*** Task material ***

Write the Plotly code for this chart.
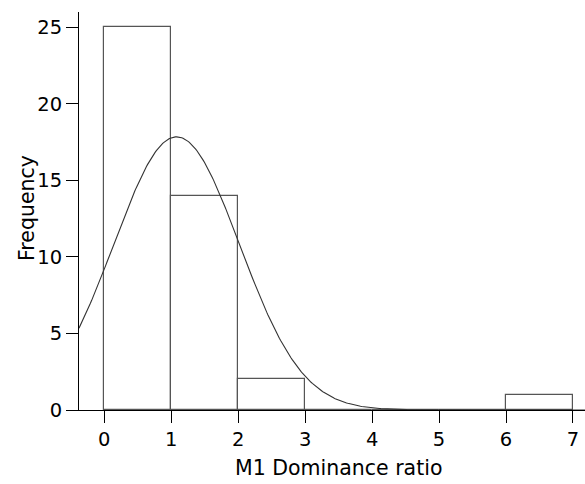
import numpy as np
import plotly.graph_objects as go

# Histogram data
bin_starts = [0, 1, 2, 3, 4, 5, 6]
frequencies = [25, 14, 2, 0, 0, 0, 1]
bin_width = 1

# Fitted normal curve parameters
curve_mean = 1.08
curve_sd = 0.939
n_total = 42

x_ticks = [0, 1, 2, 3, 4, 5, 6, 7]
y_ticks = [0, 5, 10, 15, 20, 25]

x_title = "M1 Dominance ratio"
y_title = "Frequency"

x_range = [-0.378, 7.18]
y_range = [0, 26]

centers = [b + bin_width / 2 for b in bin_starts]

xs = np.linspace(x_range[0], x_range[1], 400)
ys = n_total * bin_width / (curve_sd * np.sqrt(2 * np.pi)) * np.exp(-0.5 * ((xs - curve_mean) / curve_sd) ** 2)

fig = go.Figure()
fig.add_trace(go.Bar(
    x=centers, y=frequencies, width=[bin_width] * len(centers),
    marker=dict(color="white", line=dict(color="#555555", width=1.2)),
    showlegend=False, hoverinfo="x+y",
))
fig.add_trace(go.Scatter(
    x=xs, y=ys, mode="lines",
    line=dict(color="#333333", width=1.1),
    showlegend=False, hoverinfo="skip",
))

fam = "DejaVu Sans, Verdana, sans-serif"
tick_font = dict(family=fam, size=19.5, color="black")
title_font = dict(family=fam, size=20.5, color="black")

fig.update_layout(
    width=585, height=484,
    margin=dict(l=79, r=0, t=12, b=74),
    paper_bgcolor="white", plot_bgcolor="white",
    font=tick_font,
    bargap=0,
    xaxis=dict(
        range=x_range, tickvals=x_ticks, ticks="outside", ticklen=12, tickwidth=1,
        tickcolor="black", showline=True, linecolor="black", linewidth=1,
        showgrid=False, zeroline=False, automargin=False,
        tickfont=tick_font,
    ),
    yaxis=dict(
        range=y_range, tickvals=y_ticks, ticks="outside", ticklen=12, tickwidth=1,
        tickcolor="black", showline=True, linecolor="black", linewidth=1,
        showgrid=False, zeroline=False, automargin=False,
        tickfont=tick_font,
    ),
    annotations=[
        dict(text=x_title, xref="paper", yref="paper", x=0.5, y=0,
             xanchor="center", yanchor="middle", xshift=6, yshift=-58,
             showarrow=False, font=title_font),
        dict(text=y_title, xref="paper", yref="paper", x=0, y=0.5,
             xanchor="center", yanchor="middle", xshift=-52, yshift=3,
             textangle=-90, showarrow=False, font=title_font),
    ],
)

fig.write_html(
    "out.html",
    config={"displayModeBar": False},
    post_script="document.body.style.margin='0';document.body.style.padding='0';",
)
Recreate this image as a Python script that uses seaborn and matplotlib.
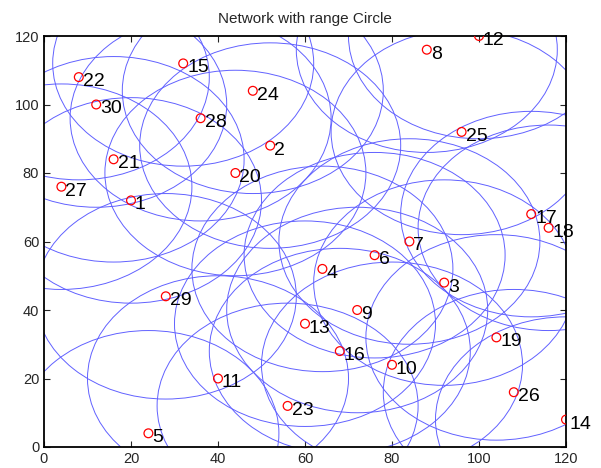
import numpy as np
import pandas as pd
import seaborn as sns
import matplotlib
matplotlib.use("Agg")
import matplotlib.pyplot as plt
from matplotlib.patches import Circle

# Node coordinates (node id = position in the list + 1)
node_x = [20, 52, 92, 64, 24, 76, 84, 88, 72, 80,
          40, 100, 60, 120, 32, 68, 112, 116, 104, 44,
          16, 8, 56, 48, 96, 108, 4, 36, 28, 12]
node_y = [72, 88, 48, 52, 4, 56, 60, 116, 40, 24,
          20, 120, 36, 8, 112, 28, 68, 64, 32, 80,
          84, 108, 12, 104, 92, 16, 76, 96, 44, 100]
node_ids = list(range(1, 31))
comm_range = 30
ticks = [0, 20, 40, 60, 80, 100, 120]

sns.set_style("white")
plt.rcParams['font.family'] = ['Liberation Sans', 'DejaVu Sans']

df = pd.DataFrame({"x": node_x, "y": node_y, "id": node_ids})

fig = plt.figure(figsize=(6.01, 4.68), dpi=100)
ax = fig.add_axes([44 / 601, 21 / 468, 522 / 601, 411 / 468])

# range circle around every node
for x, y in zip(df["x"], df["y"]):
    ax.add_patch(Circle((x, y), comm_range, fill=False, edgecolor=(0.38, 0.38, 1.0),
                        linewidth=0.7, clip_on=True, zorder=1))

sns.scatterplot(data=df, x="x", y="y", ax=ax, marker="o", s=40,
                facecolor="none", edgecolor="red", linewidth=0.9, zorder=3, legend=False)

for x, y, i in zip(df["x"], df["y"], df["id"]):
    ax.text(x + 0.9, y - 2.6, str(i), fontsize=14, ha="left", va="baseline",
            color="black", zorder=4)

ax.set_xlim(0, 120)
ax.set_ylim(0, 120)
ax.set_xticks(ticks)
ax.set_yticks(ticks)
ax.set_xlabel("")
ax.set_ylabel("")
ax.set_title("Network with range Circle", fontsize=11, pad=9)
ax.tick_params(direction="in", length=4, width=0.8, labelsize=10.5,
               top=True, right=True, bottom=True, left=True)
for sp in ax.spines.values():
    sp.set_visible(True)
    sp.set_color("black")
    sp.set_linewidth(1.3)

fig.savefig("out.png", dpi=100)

***

## Problem to solve
Pick out each line containing the string "this" and copy it.

## Complete response
Write the Plotly code for this chart.
Recreate this image as a Python script that uses seaborn and matplotlib.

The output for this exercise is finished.